Stimuli-Responsive Heteroligated Supramolecular Assemblies

A long-standing goal in chemistry is to mimic the properties of biological systems, such as their selectivity and their highly regulated nature, in abiotic systems in hopes of making synthetically useful catalysts that meet or even exceed the capabilities of natural systems. There are several strategies for synthesizing abiotic assemblies, and one coordination-chemistry driven method is the "weak-link approach". The weak-link approach results in stimuli-responsive supramolecular systems, and therefore is an attractive platform for synthesizing abiotic frameworks that mimic the allosteric, recognition, and amplification properties of biological systems. The halide-induced ligand rearrangement (HILR) reaction allows for the synthesis of heteroligated weak-link approach complexes, in which two different functional groups can be oriented in a parallel planar manner.

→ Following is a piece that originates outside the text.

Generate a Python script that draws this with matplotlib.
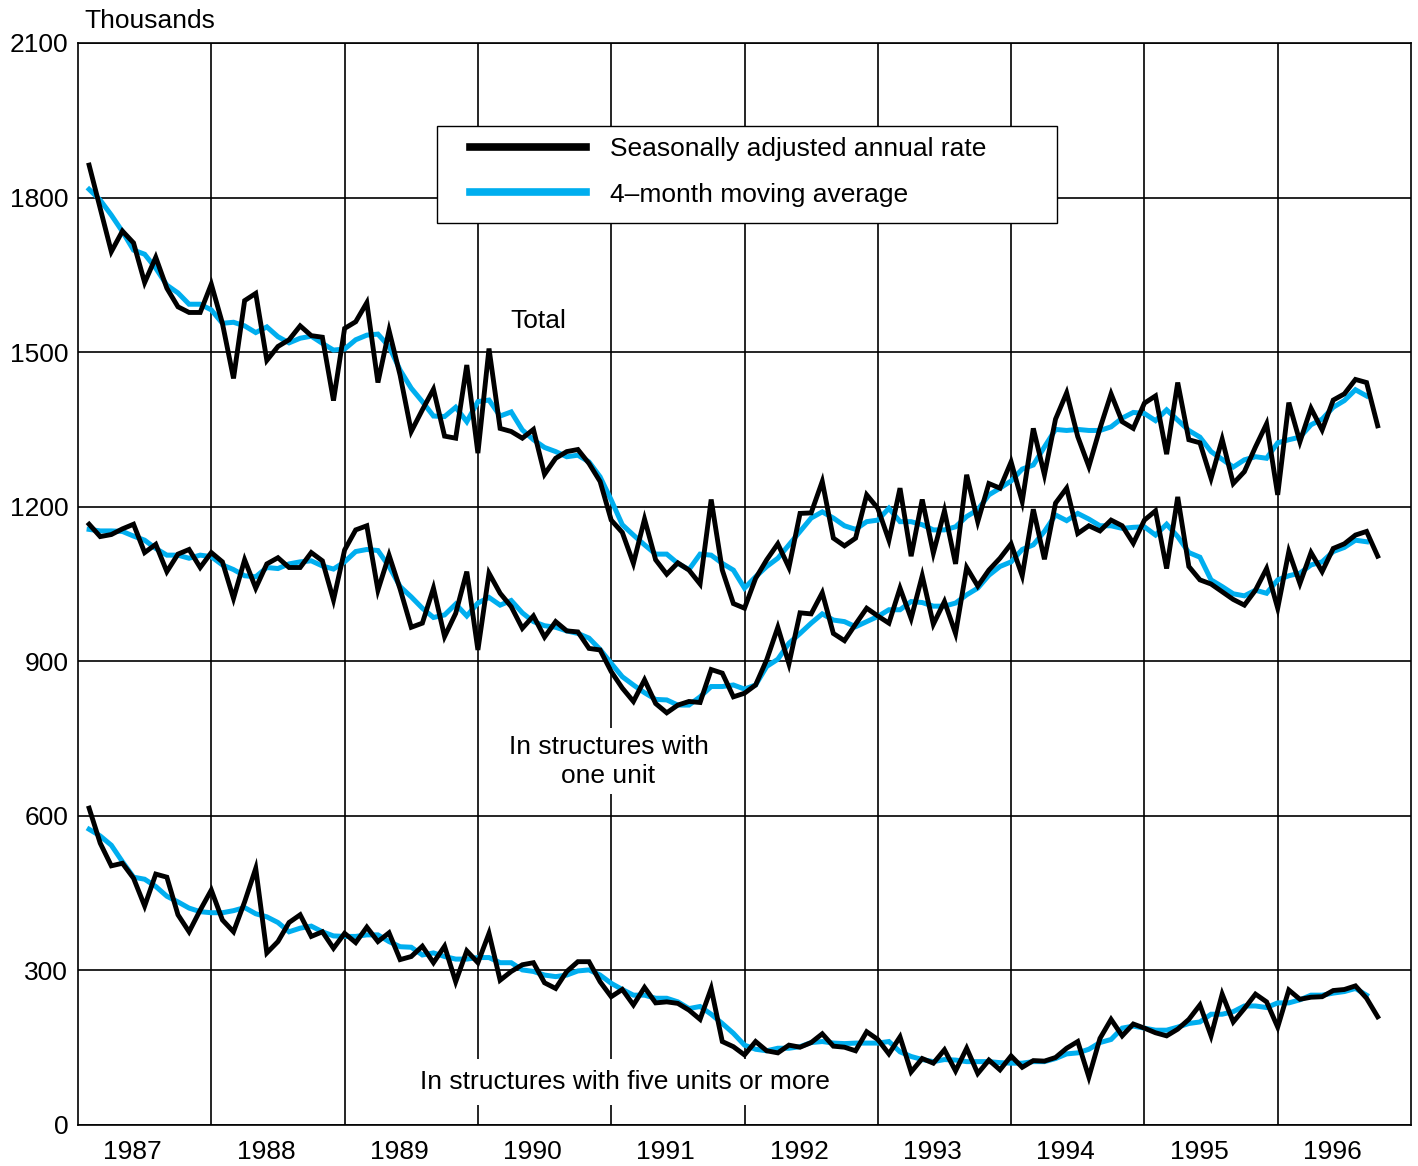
import numpy as np
import matplotlib
matplotlib.use("Agg")
import matplotlib.pyplot as plt
from matplotlib.lines import Line2D
from matplotlib.patches import Rectangle

plt.rcParams['font.family'] = ['Liberation Sans', 'DejaVu Sans']

# monthly data, Jan 1987 - Sep 1996, thousands of units (SAAR)
total = [1863, 1779, 1695, 1735, 1712, 1635, 1684, 1624, 1588, 1577, 1577, 1632,
         1556, 1449, 1600, 1614, 1484, 1511, 1524, 1551, 1532, 1529, 1406, 1546,
         1559, 1596, 1441, 1542, 1455, 1346, 1388, 1428, 1337, 1333, 1475, 1304,
         1507, 1352, 1346, 1333, 1350, 1263, 1294, 1307, 1311, 1284, 1249, 1174,
         1150, 1090, 1176, 1097, 1069, 1091, 1077, 1050, 1214, 1077, 1012, 1003,
         1061, 1097, 1128, 1082, 1187, 1188, 1249, 1139, 1124, 1139, 1223, 1197,
         1135, 1236, 1104, 1214, 1110, 1192, 1089, 1262, 1171, 1245, 1236, 1287,
         1210, 1352, 1262, 1370, 1421, 1336, 1278, 1352, 1419, 1365, 1352, 1401,
         1415, 1302, 1441, 1330, 1324, 1255, 1331, 1245, 1268, 1316, 1361, 1223,
         1402, 1326, 1391, 1349, 1407, 1419, 1447, 1441, 1357]
total_ma = [1816, 1795, 1766, 1734, 1698, 1690, 1663, 1630, 1615, 1593, 1593, 1582,
            1556, 1558, 1551, 1538, 1549, 1530, 1518, 1527, 1531, 1517, 1504, 1506,
            1524, 1533, 1535, 1511, 1465, 1430, 1404, 1376, 1375, 1393, 1365, 1404,
            1407, 1376, 1384, 1349, 1330, 1315, 1307, 1297, 1300, 1287, 1258, 1213,
            1165, 1145, 1126, 1108, 1108, 1090, 1078, 1108, 1106, 1090, 1077, 1042,
            1064, 1084, 1100, 1126, 1152, 1178, 1190, 1178, 1163, 1156, 1171, 1174,
            1197, 1171, 1171, 1165, 1155, 1155, 1161, 1181, 1194, 1223, 1236, 1250,
            1273, 1281, 1316, 1350, 1348, 1350, 1348, 1348, 1355, 1372, 1383, 1381,
            1367, 1388, 1368, 1348, 1335, 1307, 1292, 1277, 1291, 1297, 1294, 1324,
            1330, 1335, 1359, 1370, 1393, 1406, 1427, 1415, np.nan]

one_unit = [1166, 1142, 1146, 1157, 1166, 1111, 1127, 1074, 1108, 1117, 1082, 1111,
            1093, 1022, 1097, 1042, 1089, 1101, 1082, 1082, 1111, 1095, 1019, 1116,
            1155, 1163, 1038, 1106, 1040, 966, 974, 1042, 948, 993, 1074, 922,
            1071, 1032, 1006, 964, 988, 947, 977, 959, 957, 925, 922, 880,
            848, 822, 864, 818, 800, 815, 822, 820, 884, 877, 831, 838,
            854, 903, 966, 895, 994, 992, 1033, 954, 940, 972, 1003, 988,
            974, 1042, 983, 1066, 972, 1016, 954, 1082, 1046, 1077, 1100, 1128,
            1066, 1195, 1098, 1207, 1236, 1148, 1163, 1153, 1174, 1163, 1129, 1174,
            1192, 1080, 1219, 1084, 1058, 1050, 1035, 1020, 1009, 1038, 1080, 1003,
            1113, 1051, 1111, 1074, 1119, 1128, 1145, 1152, 1104]
one_unit_ma = [1156, 1153, 1153, 1152, 1143, 1135, 1119, 1106, 1106, 1100, 1106, 1103,
               1087, 1078, 1066, 1064, 1082, 1080, 1089, 1093, 1095, 1085, 1079, 1093,
               1113, 1117, 1115, 1084, 1045, 1025, 1003, 985, 990, 1011, 988, 1013,
               1024, 1009, 1018, 994, 977, 969, 966, 959, 954, 945, 923, 896,
               870, 854, 839, 826, 825, 815, 815, 831, 851, 851, 854, 846,
               854, 890, 904, 935, 954, 974, 992, 980, 977, 967, 977, 987,
               1000, 1000, 1016, 1014, 1007, 1007, 1013, 1029, 1042, 1067, 1084, 1093,
               1117, 1126, 1152, 1184, 1173, 1187, 1176, 1163, 1163, 1158, 1160, 1161,
               1145, 1166, 1142, 1111, 1102, 1058, 1045, 1031, 1027, 1038, 1032, 1058,
               1066, 1071, 1087, 1093, 1113, 1121, 1135, 1132, np.nan]

five_units = [615, 547, 503, 508, 479, 425, 487, 481, 408, 375, 417, 456,
              398, 375, 433, 498, 334, 356, 393, 408, 366, 375, 343, 372,
              354, 384, 356, 373, 321, 327, 347, 315, 347, 278, 338, 315,
              372, 281, 298, 311, 315, 276, 265, 298, 317, 317, 278, 249,
              263, 233, 267, 237, 239, 236, 223, 205, 265, 162, 152, 136,
              162, 144, 140, 155, 151, 160, 177, 153, 151, 144, 181, 166,
              138, 171, 103, 129, 120, 146, 105, 149, 100, 126, 107, 134,
              112, 125, 124, 131, 149, 162, 93, 168, 205, 173, 196, 188,
              179, 173, 186, 205, 233, 173, 254, 200, 226, 254, 239, 190,
              262, 244, 248, 249, 261, 263, 270, 246, 210]
five_units_ma = [574, 561, 543, 511, 481, 477, 463, 444, 433, 421, 414, 412,
                 412, 416, 422, 410, 404, 393, 375, 382, 386, 375, 367, 366,
                 366, 369, 369, 356, 346, 345, 330, 334, 327, 322, 322, 325,
                 325, 315, 315, 301, 298, 291, 288, 291, 299, 301, 291, 275,
                 263, 252, 252, 246, 246, 239, 226, 230, 215, 197, 178, 155,
                 147, 144, 149, 149, 152, 160, 162, 159, 158, 159, 159, 159,
                 162, 142, 133, 127, 123, 127, 126, 123, 123, 123, 121, 120,
                 120, 123, 123, 129, 138, 140, 147, 160, 166, 188, 192, 188,
                 184, 184, 190, 197, 200, 215, 215, 220, 231, 231, 228, 237,
                 237, 243, 252, 252, 256, 259, 265, 252, np.nan]

years = list(range(1987, 1997))
months = 1987 + (np.arange(len(total)) + 1) / 12.0

BLUE = '#00aeef'
FS = 19
W, H = 1418, 1166
fig = plt.figure(figsize=(W / 100, H / 100), dpi=100)
ax = fig.add_axes([78 / W, 1 - 1125 / H, (1411 - 78) / W, (1125 - 43) / H])

for ma in [total_ma, one_unit_ma, five_units_ma]:
    ax.plot(months, ma, color=BLUE, lw=3.6, solid_joinstyle='miter', zorder=3)
for s in [total, one_unit, five_units]:
    ax.plot(months, s, color='black', lw=3.5, solid_joinstyle='miter', zorder=4)

ax.set_xlim(1987, 1997)
ax.set_ylim(0, 2100)
ax.set_yticks(range(0, 2101, 300))
ax.set_xticks(range(1988, 1997))
ax.set_xticklabels([])
ax.grid(True, color='black', lw=1.2)
ax.tick_params(axis='both', length=0, labelsize=FS)
ax.tick_params(axis='y', pad=7)
for sp in ax.spines.values():
    sp.set_linewidth(1.2)
    sp.set_zorder(6)

for y in years:
    ax.text(y + 0.41, -52, str(y), ha='center', va='center', fontsize=FS)

ax.text(0.005, 1.009, 'Thousands', transform=ax.transAxes, ha='left', va='bottom', fontsize=FS)

box = dict(facecolor='white', edgecolor='none', pad=5)
ax.text(1990.45, 1560, 'Total', ha='center', va='center', fontsize=FS, zorder=5)
ax.text(1990.98, 706, 'In structures with\none unit', ha='center', va='center', fontsize=FS,
        linespacing=1.25, bbox=box, zorder=5)
ax.text(1991.10, 83, 'In structures with five units or more', ha='center', va='center',
        fontsize=FS, bbox=dict(facecolor='white', edgecolor='none', pad=8), zorder=5)

# legend box
ax.add_patch(Rectangle((437 / W, 1 - 223 / H), 620 / W, 97 / H, transform=fig.transFigure,
                       facecolor='white', edgecolor='black', lw=1.0, zorder=9, clip_on=False))
handles = [Line2D([], [], color='black', lw=5.5), Line2D([], [], color=BLUE, lw=5.5)]
leg = ax.legend(handles, ['Seasonally adjusted annual rate', '4\u2013month moving average'],
                loc='upper left', bbox_to_anchor=(470 / W, 1 - 137 / H),
                bbox_transform=fig.transFigure, fontsize=FS, frameon=False,
                handlelength=4.4, handletextpad=0.9, borderpad=0, labelspacing=0.82,
                borderaxespad=0)
leg.set_zorder(10)

fig.savefig('out.png', dpi=100)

The goal of this work was to first understand the mechanism behind the assembly of heteroligated weak-link approach complexes, in which two different hemilabile ligands are coordinated to one metal center. This was addressed through the research presented in Chapters 2 and 3. Specifically, the research described in Chapter 2 revealed the importance of the ligands' chelating abilities in the Pt(II) HILR reaction. This work also called attention to the lability of the phosphino-chalcoether ligands used in WLA complexes, which is a serious limitation when defined three-dimensional supramolecular systems are desired. The research discussed in Chapter 3 elucidates the mechanism of the HILR reaction. This study showed that the first intermediates in the HILR reaction are the two homoligated complexes, which then rearrange to yield the desired heteroligated complex due to the ability of the chloride to move between the inner and outer coordination spheres.;This knowledge then enabled the design of a new ligand system for the synthesis of the air- and chemically-stable complexes, as described in Chapter 4. This enhanced chemical stability relative to entirely phosphine-based WLA complexes potentially will allow for the development of a wide variety of novel catalytic systems. Finally, new types of stimuli-responsive systems accessible via the WLA were explored in Chapter 5. The research described in this Chapter reveals successful strategies for obtaining crystalline and amorphous porous materials that incorporate WLA complexes as a morphology switch.